For the reasons set out above we consider that the grant of operational funding made by the State to Rental Co pursuant to the Deed is a gift to a non-profit body within the meaning of subsection 9-17(2) of the GST Act and is not the provision of consideration. Consequently Rental Co is not required to pay GST in respect of the grant.
Question 5
Summary
The D Funding provided by the State to Rental Co pursuant to the Deed of Variation is a gift to a non-profit body within the meaning of subsection 9-17(2) of the GST Act and is not the provision of consideration. Consequently Rental Co is not required to pay GST in respect of the D Funding.
Detailed reasoning
The Deed states that if Rental Co accepts the transfer of the D Land from the state then the State will provide Rental Co with a $XX loan.
The Deed of Variation states that the D Loan will no longer be made available by the State to Rental Co and that the State will instead provide $YY (inclusive of GST) D Funding to Rental Co for the purpose of undertaking the development of the D Land in the manner intended by the Deed and for the purpose of providing Affordable Housing. The Deed of Variation obliges Rental Co to proceed with the development of the D Land in a diligent manner and to clearly identify the receipt and expenditure of the D Funding. The Deed of Variation states that the D Funding is not a loan repayable to the State.

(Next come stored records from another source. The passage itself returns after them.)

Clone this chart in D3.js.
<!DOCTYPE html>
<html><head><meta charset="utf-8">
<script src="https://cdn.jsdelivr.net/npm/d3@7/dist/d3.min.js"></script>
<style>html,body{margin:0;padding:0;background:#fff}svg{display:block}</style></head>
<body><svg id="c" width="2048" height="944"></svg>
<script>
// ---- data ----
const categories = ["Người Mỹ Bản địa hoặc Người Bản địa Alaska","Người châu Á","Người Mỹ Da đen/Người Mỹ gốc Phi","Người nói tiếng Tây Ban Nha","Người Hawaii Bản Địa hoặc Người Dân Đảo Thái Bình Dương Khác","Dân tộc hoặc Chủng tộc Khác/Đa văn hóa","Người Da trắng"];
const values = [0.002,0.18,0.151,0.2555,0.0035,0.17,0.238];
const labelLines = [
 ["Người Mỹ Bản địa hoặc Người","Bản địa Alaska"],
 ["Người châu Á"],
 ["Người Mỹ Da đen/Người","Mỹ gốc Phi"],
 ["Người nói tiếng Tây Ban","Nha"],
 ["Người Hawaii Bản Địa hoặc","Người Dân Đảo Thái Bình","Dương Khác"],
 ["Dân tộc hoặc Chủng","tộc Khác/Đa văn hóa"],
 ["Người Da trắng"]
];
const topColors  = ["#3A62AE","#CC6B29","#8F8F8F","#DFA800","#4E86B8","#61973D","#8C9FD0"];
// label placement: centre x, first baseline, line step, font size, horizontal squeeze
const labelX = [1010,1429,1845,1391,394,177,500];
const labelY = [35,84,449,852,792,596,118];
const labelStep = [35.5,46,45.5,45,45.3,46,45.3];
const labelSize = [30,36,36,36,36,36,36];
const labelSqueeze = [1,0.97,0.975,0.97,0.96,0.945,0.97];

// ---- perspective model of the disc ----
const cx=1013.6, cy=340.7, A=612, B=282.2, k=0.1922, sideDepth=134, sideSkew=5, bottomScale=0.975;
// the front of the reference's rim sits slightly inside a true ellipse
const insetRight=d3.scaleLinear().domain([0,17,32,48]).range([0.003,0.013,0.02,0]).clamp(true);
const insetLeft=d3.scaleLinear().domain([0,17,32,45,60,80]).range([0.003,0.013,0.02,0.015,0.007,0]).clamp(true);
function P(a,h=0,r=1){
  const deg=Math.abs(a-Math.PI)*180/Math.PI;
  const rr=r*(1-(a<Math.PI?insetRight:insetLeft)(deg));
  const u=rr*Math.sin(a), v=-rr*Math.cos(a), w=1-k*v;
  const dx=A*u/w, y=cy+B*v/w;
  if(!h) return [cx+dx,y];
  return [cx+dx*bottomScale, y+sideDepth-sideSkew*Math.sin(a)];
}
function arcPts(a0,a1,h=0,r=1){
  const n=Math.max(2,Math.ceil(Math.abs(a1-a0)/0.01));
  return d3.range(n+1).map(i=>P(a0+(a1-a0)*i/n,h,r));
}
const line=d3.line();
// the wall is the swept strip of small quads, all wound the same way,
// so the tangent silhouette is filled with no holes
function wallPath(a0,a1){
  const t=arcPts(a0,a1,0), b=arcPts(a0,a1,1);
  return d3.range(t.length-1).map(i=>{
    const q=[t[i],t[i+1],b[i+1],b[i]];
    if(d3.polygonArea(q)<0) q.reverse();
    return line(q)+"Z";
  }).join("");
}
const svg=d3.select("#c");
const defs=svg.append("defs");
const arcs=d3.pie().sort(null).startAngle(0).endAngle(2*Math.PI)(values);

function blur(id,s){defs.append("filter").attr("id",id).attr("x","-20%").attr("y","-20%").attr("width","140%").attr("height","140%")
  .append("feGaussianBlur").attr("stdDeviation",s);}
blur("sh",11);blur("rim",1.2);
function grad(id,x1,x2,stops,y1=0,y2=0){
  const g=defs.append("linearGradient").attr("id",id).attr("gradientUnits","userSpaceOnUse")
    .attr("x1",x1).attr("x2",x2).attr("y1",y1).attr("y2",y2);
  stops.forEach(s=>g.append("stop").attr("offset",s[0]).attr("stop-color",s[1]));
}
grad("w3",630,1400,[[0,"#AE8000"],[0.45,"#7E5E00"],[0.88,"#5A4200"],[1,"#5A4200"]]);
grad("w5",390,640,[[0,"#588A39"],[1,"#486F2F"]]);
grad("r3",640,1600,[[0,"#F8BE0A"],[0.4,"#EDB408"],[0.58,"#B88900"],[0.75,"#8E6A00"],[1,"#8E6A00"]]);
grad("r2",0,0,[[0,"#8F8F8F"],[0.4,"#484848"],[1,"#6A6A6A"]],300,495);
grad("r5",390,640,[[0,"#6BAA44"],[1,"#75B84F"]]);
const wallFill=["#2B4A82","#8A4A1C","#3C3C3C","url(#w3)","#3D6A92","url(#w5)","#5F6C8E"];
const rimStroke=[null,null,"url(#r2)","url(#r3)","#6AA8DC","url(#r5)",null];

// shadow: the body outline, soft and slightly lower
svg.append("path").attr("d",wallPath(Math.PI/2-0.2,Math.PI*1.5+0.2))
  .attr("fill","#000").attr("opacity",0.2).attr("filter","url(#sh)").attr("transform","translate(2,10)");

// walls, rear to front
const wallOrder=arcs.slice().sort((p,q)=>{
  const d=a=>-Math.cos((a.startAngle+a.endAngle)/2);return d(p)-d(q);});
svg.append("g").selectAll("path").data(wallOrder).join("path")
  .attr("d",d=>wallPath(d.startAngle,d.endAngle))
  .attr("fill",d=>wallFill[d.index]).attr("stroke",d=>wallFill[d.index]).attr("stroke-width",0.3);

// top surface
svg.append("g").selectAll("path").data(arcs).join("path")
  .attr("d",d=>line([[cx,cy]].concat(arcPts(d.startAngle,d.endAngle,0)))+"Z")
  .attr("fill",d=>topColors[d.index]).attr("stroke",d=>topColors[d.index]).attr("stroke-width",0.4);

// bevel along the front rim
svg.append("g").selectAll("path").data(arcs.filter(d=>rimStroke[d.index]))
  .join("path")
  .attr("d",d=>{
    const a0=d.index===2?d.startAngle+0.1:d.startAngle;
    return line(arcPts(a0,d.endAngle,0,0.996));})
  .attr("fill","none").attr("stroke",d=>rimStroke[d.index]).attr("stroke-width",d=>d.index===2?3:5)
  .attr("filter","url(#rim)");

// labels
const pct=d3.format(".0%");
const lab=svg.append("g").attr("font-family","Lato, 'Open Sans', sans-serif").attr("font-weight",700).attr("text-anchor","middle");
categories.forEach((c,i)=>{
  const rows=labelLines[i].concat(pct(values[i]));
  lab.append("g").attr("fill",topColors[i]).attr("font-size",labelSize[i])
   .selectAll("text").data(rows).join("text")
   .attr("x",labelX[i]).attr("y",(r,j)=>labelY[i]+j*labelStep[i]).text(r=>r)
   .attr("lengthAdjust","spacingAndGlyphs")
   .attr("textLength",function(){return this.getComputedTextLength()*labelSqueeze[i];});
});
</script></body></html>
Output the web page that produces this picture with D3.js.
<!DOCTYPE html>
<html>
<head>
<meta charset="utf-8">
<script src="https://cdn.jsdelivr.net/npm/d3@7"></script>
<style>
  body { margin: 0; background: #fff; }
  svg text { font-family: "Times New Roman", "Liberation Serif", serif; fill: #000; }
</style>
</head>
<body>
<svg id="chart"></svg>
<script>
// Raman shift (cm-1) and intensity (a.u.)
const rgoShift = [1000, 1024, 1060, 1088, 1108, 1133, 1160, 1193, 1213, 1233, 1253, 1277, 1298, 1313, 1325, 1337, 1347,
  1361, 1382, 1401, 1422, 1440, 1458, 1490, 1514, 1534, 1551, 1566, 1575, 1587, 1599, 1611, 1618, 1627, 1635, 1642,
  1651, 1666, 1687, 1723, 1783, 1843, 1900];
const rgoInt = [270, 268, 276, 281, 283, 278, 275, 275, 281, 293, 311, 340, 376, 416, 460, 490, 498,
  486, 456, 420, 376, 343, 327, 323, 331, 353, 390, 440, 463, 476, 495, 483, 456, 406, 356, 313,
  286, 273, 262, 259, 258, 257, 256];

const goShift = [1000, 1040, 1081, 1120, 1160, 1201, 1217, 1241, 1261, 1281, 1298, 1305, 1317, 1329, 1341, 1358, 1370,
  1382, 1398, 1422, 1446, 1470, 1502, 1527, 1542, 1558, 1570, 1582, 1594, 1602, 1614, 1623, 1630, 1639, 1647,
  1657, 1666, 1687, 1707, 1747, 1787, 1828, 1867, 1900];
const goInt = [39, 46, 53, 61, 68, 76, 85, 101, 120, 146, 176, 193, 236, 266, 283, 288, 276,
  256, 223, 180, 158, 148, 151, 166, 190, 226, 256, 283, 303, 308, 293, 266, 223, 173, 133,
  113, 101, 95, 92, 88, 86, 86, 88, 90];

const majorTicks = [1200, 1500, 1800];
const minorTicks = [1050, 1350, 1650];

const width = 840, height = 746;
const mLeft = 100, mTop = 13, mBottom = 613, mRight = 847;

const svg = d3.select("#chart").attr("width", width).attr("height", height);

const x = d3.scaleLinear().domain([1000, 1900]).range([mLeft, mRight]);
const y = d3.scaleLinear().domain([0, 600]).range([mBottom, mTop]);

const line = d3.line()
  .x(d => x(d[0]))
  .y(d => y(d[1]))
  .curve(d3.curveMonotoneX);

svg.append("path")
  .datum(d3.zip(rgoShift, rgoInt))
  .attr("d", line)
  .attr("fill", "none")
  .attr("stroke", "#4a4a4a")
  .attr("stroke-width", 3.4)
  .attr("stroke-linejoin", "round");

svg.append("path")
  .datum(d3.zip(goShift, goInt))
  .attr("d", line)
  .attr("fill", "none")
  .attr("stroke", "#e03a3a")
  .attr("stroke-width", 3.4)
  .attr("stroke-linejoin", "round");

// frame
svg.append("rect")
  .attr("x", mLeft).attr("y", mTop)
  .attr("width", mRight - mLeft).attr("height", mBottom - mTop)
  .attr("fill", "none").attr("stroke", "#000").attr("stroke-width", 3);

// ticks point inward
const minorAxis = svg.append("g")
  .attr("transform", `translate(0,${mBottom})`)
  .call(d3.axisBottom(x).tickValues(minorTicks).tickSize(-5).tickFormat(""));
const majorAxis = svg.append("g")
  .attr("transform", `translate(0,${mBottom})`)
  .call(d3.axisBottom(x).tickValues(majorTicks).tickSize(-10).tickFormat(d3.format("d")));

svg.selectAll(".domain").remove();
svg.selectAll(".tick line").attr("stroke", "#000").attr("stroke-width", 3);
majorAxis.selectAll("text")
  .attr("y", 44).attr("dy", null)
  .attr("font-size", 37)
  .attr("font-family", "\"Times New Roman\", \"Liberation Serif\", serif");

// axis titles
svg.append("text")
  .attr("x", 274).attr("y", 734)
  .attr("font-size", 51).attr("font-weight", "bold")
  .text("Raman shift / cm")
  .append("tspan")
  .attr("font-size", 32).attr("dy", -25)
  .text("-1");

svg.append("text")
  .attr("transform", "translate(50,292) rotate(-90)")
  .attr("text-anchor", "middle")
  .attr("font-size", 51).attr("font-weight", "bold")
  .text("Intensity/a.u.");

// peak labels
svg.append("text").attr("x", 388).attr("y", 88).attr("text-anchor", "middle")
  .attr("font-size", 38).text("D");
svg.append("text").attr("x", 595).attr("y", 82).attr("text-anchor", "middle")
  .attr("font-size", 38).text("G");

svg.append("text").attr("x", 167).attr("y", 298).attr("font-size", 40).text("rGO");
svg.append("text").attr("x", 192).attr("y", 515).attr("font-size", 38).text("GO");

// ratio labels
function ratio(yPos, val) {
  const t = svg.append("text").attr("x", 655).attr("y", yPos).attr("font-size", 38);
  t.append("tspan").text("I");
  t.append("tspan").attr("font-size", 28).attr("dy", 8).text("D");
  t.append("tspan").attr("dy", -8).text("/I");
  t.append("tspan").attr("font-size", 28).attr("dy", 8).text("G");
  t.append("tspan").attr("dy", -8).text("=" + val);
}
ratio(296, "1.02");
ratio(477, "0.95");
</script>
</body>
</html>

For the reasons set out above in Question 4 we consider that the D Funding is a gift to a non-profit body within the meaning of subsection 9-17(2) of the GST Act and not the provision of consideration. Consequently Rental Co will not be required to pay GST in relation to the D Funding.
The rulings in the register have been edited and may not contain all the factual details relevant to each decision. Do not use the register to predict ATO policy or decisions.